Other people have already commented on the specific deficiencies of the code examples, including misuse of Swing and lack of Java 5 features such as generics.
If you are looking for how the code would be written in a modern development shop, go to JavaRanch. I would not recommend buying this book unless you don't know how to search the web for code snippets.
As far as art, this book is like a bad spatter painting. "Effective Java" does a much better job of exploring the "art" of Java.
My only complaints are:
1. the book hasn't been updated to Java SE 5 yet.
2. the use of Swing by the author is incorrect in my opinion. I think there's a few times the author doesn't handle the event dispatch thread correctly. This could send people off in the wrong direction with Swing.
3. the coding style doesn't exactly match the Java Style Guide published by Sun. Some people might like this, but I think it's a problem with many books.

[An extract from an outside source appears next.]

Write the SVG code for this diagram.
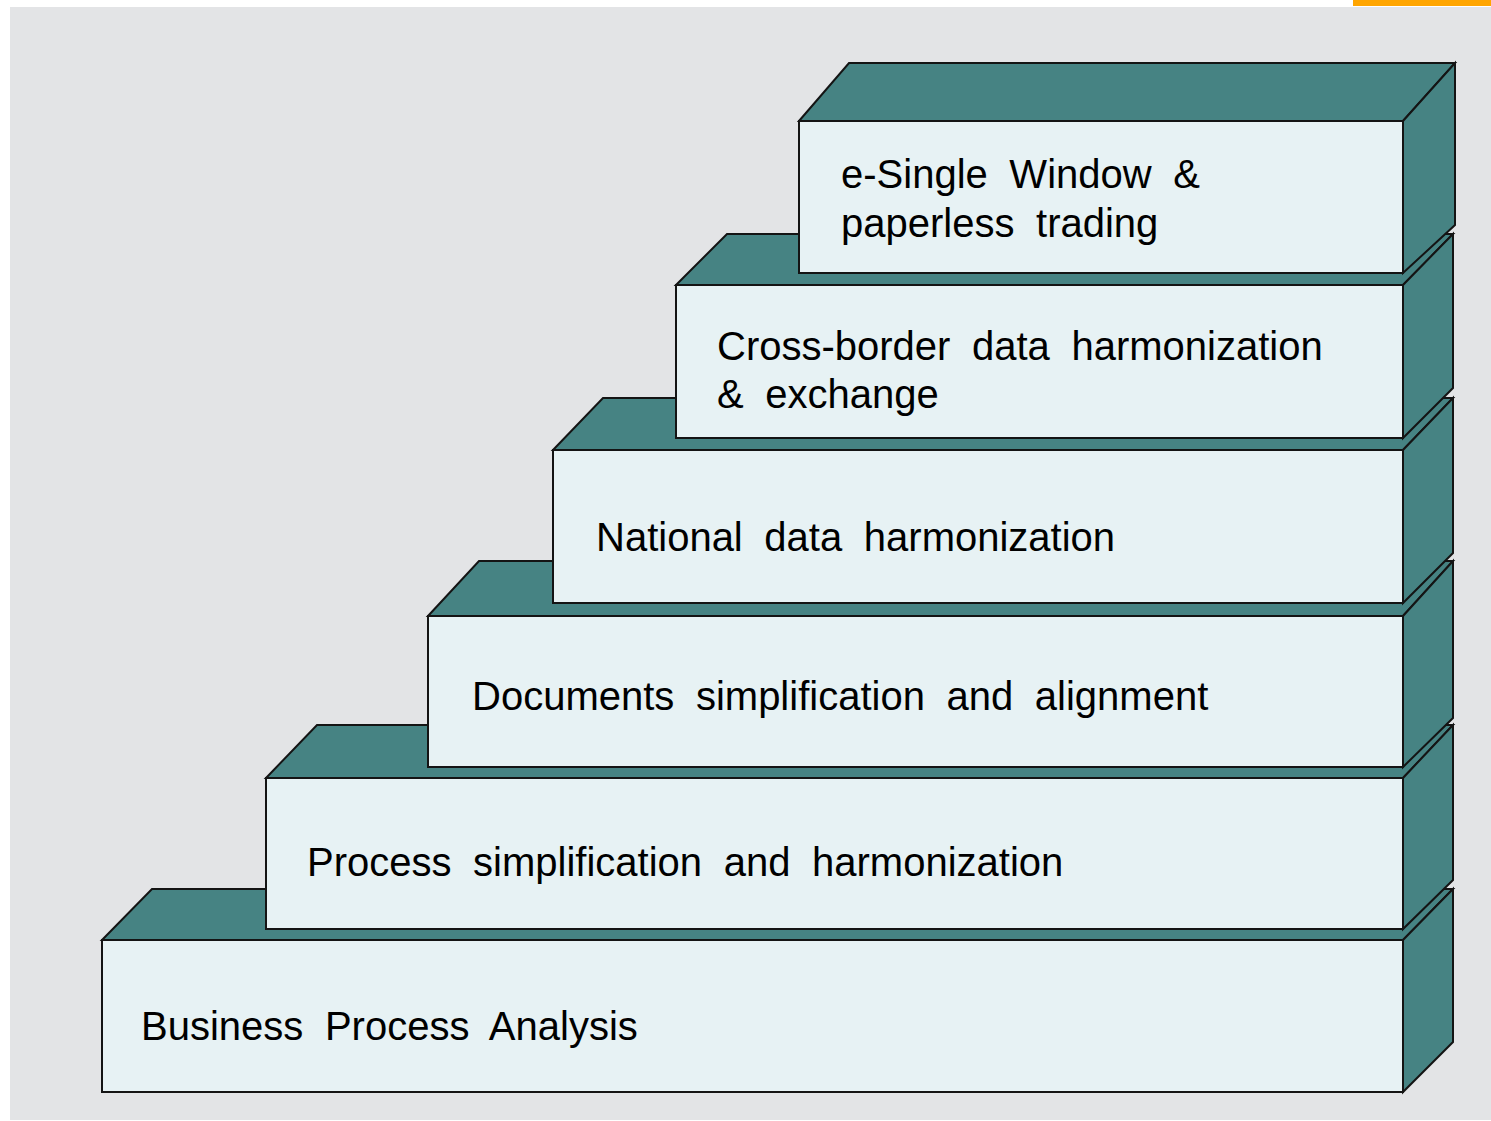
<svg xmlns="http://www.w3.org/2000/svg" width="1491" height="1121" viewBox="0 0 1491 1121">
<style>
.face{fill:#468383;stroke:#141414;stroke-width:2;stroke-linejoin:miter}
.front{fill:#E7F2F4;stroke:#141414;stroke-width:2}
.lbl{font-family:"Liberation Sans",Arial,sans-serif;font-size:40px;fill:#000;word-spacing:10.5px}
</style>
<rect x="0" y="0" width="1491" height="1121" fill="#ffffff"/>
<rect x="10" y="7" width="1481" height="1113" fill="#E3E4E6"/>
<rect x="1353" y="0" width="138" height="6" fill="#FFA500"/>

<g id="step1">
<polygon class="face" points="102,940 152,889 1453,889 1403,940"/>
<polygon class="face" points="1403,940 1453,889 1453,1042 1403,1092"/>
<rect class="front" x="102" y="940" width="1301" height="152"/>
<text class="lbl" x="141" y="1040">Business Process Analysis</text>
</g>

<g id="step2">
<polygon class="face" points="266,778 317,725 1453,725 1403,778"/>
<polygon class="face" points="1403,778 1453,725 1453,880 1403,929"/>
<rect class="front" x="266" y="778" width="1137" height="151"/>
<text class="lbl" x="307" y="876">Process simplification and harmonization</text>
</g>

<g id="step3">
<polygon class="face" points="428,616 479,561 1453,561 1403,616"/>
<polygon class="face" points="1403,616 1453,561 1453,718 1403,767"/>
<rect class="front" x="428" y="616" width="975" height="151"/>
<text class="lbl" x="472" y="710">Documents simplification and alignment</text>
</g>

<g id="step4">
<polygon class="face" points="553,450 603,398 1453,398 1403,450"/>
<polygon class="face" points="1403,450 1453,398 1453,553 1403,603"/>
<rect class="front" x="553" y="450" width="850" height="153"/>
<text class="lbl" x="596" y="551">National data harmonization</text>
</g>

<g id="step5">
<polygon class="face" points="676,285 727,234 1453,234 1403,285"/>
<polygon class="face" points="1403,285 1453,234 1453,388 1403,438"/>
<rect class="front" x="676" y="285" width="727" height="153"/>
<text class="lbl" x="717" y="360">Cross-border data harmonization</text>
<text class="lbl" x="717" y="408">&amp; exchange</text>
</g>

<g id="step6">
<polygon class="face" points="799,121 849,63 1455,63 1403,121"/>
<polygon class="face" points="1403,121 1455,63 1455,225 1403,273"/>
<rect class="front" x="799" y="121" width="604" height="152"/>
<text class="lbl" x="841" y="188">e-Single Window &amp;</text>
<text class="lbl" x="841" y="237">paperless trading</text>
</g>
</svg>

4. The code in the book is not syntax highlighted. Most editors do this quite effectively and I think more books should start doing it.
The only thing that I can figure is that because this book does not target a particular audience - say those interested in enterprise applications for example - that it never really sold well. It is true, Mr. Schildt is all over the map in his applications - with such varied subjects as a recursive descent parser and also a language interpreter from programming language theory, from the world of web applications a download manager and also a web crawler, and from the world of artificial intelligence a problem solver. To me, though, that is part of this book's appeal. However, if you did not have an academic computer science background I can see how you might not be interested in the programming language and AI parts of the book.
I highly recommend this book for anyone who wants to become a better Java programmer and does not mind spending some time looking at applications that might not be of immediate need to them. Especially if you have an academic computer science background and already know something about programming language theory and artificial intelligence, this book should be very interesting and very helpful.
The authors are touted as "two genuine Java gurus". Admittedly, I am unfamiliar with one (James Holmes), but the other - Herbert Schildt - I well remember from University days as having written the most in-depth and definitive tome on C programming I had ever seen (and has since moved on to do the same for C++ and C#).
This is not a "how-to" Java programming book or an introductory work. Those new to Java will be out of their depth here.
Instead, "The Art of Java" is a brilliant guide to producing intensely useful and technical Java applications, ranging through parsing numeric expressions, building a Web crawler (adhering to well-defined protocols), implementing an actual computer language, building a complete e-mail subsystem, constructing a streamlined download manager, and more.
These are sophisticated and fascinating Java programs reflecting deep concepts in computer science. The chapters - and their applications - are not merely individual, isolated, programs with no bearing on what has gone before. Rather, each chapter seeks to demonstrate particular features and technologies of Java, with the applications really only being to illustrate the concept - it just so happens they are highly significant and real-world applications, and not simply trite pieces of code as would be found in lesser programming works.
Where this title excels is in its masterful respect and love of the Java language. This is where the "art" in the title comes in; the authors clearly have a passion for Java and its capabilities. The very first chapter even strives to expound on this, where the authors wax lyrical on the pure "genius of Java" itself.
If you love Java, this is a must buy!